Вот еще такая запись и такой случай из дневника Толстого:
"Сладострастие мучит ужасно меня....Не засыпал до 12-ти ходил по комнате и коридору. Ходил гулять по галерее. - При луне ледники и черные горы. Нижнюю служанку пощупал, верхнюю тоже. Она несколько раз пробегала, я думал, она ждет; все легли, пробежала еще раз и сердито оглянулась на меня. Внизу слышу, я поднял весь дом, меня принимают за malfaiteur. Schuft. Steht immer! Donnerwetter. Кричали с полчаса"
То есть он до такой степени дотискался служанок, что они устроили ему ночью скандал, кричали и обзывали его мерзавцем и маньяком... А вот это вот – "Steht immer! Donnerwetter." (всегда стоит, черт возьми!) – страшно даже подумать, о чем тут размышляет классик...
Вообще отличная картина: молодой, истекающий сперматозоидами Толстой, стоит в темном коридоре швейцарской гостиницы, кругом красОты, которые ему по барабану, – а он кидается щупать всех пробегающих мимо служанок и еще думает, что это им должно понравится, и они к нему придут ночью и... "уступят домогательствам", причем все сразу – и верхняя и нижняя... А они не приходят, домогательствам не уступают, да еще и устраивают ночной скандал.
Я пытаюсь припомнить из собственного опыта — кидался ли я когда-нибудь щупать незнакомых девок за мягкие места, даже испытывая сильное эротическое одурение? Все-таки к осязательному этапу отношений переходишь когда уже общегуманитарная часть с вином и букетами закончена, и твое поведение более или менее ожидаемо, да и то иногда конфузии разыгрываются. Наверное, надо быть графом...
С другой стороны, этим он и ближе как-то других русских путешественников, по крайней мере, мне.
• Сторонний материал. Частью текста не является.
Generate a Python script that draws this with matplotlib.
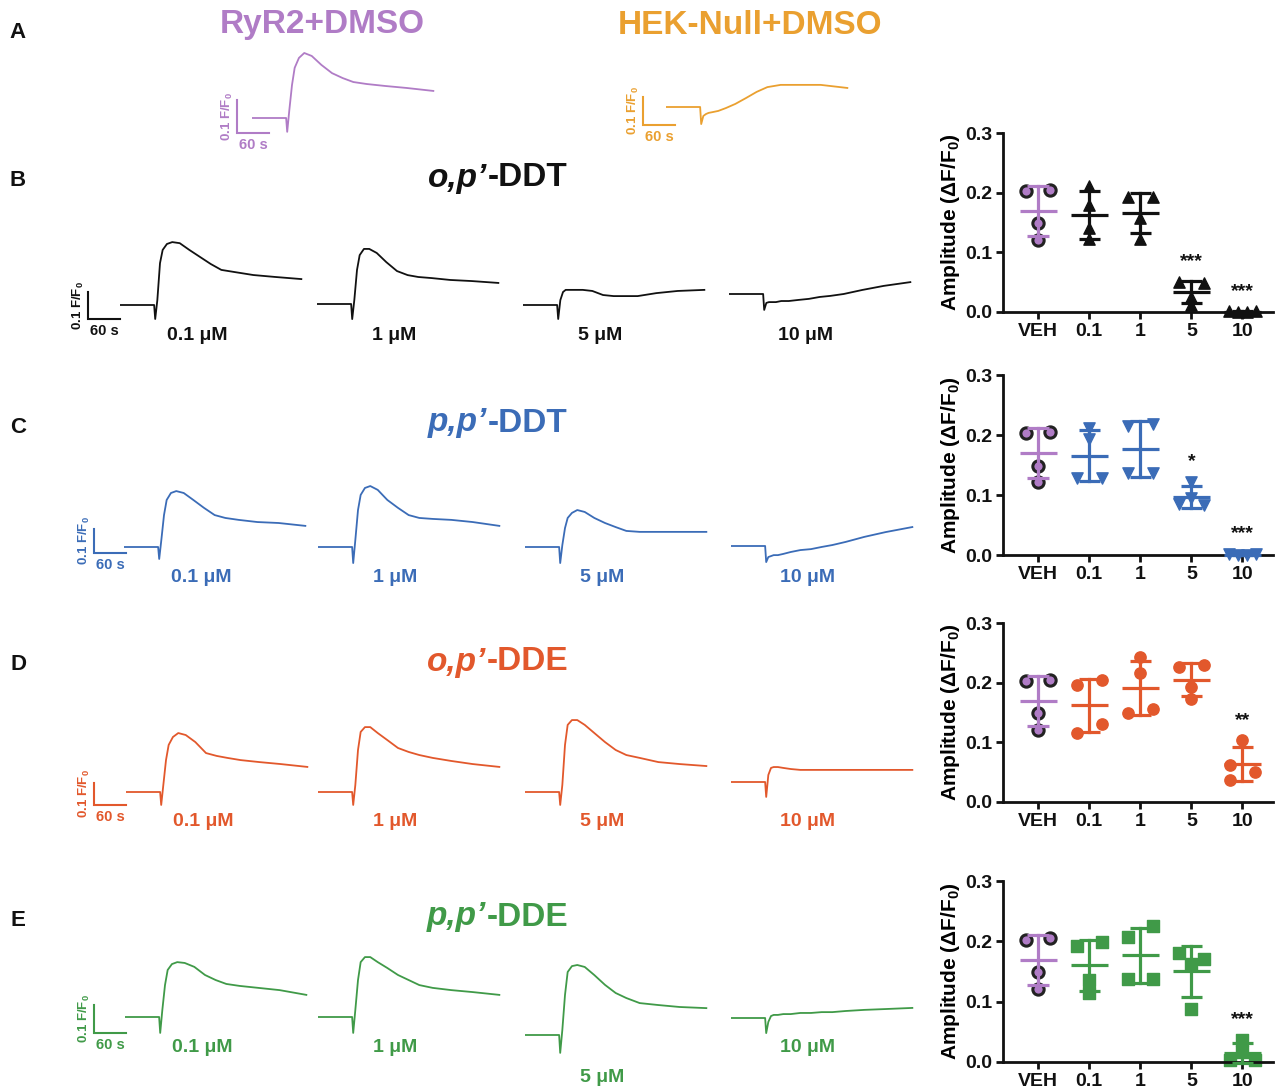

А то все красОты-красОты, литературные аллюзии разные... Эх, сплошные ботаники, прогульщики физкультуры, а не русская литература... А это вот, я понимаю, поручик после двух войн путешествует по Европе и ему хочется трахнуть все движущееся и недвижимое. Знакомое ощущение...
Наконец, в Люцерне он дорвался до швейцарской женщины. Где - не пишет, но пишет, что заболел дурной болезнью: "Вот до чего довело воздержание. Бросился на первую попавшуюся..." И поехал лечиться в Цюрих.
Ну и мы тоже поехали туда же — с группой.